It isn't clear how much memory is assigned to each node - is it 256GB or 128GB? Either way, as I understand it, setting a max-heap size less than the amount of memory assigned to the node will usually mean the application stays affined to a single node. This is true under Windows, Solaris and Linux, as far as I'm aware.
Even if you allocate a JVM max heap size greater then the assigned memory to a node, if your heap doesn't grow beyond that size, the process won't spill because the JVM object allocator will always try to create a new object in the same memory pool as the creating thread - and that includes new thread objects.

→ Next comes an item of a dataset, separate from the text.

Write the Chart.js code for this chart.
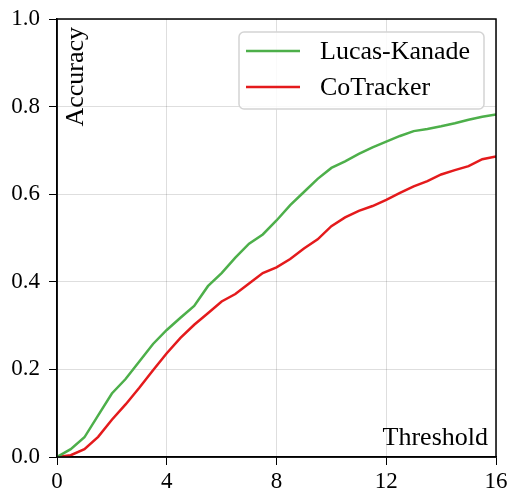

The primary design goal of the NUMA architecture is to enable different processes to operate on different CPUs with each CPU having localised memory access, rather than having all CPUs contend for the same global shared memory. Having the same process running across multiple nodes is not necessarily that efficient, unless you can arrange for a particular thread to always use the local memory associated with a specific node (thread affinity). Otherwise, remote memory access will slow you down.
I suspect that to use more than one node in your example you will need to either assign different tasks to different nodes, or parallelise the same task across multiple nodes. In the latter case you'll need to ensure that each node has a copy of the same data in local memory. There are libraries available to manage thread affinity from your Java code.
https://github.com/peter-lawrey/Java-Thread-Affinity